[Problem statement] Read the records below and copy each line that contains "this".

[Code that draws figures]
-=-=-

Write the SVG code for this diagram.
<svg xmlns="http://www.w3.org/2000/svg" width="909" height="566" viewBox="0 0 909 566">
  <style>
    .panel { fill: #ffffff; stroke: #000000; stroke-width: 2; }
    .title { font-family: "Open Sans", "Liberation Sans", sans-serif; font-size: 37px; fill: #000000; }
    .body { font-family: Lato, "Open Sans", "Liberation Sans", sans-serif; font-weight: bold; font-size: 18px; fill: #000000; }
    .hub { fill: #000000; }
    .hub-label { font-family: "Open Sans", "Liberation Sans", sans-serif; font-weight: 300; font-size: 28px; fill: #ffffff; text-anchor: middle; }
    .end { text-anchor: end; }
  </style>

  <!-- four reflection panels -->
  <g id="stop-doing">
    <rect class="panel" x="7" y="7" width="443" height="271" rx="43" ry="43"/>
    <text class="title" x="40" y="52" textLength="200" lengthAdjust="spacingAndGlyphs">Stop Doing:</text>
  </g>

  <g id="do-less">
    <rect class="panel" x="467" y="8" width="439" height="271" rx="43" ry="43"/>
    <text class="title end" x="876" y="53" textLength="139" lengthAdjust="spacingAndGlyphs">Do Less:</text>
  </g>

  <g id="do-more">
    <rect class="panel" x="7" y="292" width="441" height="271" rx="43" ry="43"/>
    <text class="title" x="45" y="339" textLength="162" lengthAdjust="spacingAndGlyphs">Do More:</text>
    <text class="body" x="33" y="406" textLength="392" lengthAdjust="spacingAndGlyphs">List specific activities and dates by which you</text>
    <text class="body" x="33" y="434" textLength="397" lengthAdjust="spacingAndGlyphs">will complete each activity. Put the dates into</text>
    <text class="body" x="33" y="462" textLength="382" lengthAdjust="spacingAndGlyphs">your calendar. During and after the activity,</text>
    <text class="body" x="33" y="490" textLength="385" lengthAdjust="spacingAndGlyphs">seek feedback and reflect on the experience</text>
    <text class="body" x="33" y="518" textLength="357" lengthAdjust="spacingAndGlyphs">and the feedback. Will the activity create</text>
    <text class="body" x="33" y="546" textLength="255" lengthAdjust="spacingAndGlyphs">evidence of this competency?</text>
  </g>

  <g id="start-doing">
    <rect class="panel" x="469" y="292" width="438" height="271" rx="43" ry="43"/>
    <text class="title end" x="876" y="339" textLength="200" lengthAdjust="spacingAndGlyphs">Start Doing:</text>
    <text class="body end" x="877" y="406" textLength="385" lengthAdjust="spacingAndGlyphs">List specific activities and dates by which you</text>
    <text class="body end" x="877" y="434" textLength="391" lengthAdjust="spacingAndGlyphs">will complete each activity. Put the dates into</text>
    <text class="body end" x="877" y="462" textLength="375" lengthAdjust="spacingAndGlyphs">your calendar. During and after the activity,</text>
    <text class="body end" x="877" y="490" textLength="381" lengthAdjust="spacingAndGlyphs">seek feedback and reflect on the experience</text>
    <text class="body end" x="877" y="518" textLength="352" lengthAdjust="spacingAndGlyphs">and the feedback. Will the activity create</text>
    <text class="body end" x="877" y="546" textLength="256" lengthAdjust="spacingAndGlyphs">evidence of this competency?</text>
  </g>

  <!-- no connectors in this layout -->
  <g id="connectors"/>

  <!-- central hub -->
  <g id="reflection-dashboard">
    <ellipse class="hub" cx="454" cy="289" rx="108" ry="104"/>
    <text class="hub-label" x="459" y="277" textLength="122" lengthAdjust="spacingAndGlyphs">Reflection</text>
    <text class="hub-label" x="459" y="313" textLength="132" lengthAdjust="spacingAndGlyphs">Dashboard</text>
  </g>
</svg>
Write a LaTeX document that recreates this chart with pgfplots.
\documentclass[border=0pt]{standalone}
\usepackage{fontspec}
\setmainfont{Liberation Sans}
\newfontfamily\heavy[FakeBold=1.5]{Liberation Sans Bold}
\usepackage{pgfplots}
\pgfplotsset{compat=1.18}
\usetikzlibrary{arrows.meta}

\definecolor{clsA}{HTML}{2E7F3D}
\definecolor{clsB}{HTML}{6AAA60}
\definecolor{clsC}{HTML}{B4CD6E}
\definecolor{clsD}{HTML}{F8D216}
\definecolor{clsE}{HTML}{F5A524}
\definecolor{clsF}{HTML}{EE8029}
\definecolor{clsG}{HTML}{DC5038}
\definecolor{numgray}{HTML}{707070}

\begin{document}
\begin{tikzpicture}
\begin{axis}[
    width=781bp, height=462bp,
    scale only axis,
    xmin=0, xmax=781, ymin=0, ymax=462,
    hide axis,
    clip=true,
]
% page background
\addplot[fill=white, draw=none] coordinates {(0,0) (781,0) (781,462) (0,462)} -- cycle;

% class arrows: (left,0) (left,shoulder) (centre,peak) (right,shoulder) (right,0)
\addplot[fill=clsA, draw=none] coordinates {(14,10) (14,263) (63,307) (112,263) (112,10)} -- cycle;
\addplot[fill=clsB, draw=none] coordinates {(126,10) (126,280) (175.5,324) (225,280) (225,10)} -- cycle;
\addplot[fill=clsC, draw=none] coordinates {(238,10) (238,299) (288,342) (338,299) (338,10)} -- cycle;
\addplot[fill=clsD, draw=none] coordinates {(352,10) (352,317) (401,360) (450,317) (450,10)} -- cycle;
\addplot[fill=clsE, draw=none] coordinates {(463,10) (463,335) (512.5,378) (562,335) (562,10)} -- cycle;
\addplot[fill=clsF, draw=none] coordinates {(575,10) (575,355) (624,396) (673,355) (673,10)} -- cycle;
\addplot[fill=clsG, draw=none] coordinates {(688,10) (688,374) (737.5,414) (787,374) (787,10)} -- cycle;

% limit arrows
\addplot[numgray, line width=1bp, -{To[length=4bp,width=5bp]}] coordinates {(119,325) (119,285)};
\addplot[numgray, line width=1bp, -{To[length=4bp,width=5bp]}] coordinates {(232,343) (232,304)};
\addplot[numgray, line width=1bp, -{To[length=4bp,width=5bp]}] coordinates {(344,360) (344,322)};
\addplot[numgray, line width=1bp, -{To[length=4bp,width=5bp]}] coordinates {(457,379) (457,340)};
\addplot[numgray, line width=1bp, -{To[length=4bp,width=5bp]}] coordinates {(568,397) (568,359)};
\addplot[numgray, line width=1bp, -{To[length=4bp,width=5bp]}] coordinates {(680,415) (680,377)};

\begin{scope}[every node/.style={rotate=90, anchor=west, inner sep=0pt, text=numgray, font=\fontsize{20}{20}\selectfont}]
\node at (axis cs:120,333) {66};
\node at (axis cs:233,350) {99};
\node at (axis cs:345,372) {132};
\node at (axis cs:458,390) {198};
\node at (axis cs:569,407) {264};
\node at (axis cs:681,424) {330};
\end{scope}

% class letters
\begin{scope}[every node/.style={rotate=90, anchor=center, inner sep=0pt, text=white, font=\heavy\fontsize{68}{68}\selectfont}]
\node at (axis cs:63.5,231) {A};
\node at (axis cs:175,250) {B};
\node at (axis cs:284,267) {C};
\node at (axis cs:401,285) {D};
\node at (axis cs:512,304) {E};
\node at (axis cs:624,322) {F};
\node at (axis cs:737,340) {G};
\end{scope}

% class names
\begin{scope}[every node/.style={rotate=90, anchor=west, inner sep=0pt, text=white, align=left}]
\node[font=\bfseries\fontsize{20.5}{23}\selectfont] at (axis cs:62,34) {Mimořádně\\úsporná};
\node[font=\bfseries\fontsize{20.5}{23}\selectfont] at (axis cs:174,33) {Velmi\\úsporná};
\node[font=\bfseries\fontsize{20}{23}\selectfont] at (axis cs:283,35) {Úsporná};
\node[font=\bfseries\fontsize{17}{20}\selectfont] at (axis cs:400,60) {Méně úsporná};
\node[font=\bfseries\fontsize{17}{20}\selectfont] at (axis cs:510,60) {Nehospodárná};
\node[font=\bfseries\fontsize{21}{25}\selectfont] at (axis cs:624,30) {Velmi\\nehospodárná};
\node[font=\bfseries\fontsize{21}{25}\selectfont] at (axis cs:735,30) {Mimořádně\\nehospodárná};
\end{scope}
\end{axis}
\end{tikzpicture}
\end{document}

-=-=-

[Completed exercise]
Write the SVG code for this diagram.
    <text class="body" x="33" y="546" textLength="255" lengthAdjust="spacingAndGlyphs">evidence of this competency?</text>
    <text class="body end" x="877" y="546" textLength="256" lengthAdjust="spacingAndGlyphs">evidence of this competency?</text>
  <!-- no connectors in this layout -->
Write a LaTeX document that recreates this chart with pgfplots.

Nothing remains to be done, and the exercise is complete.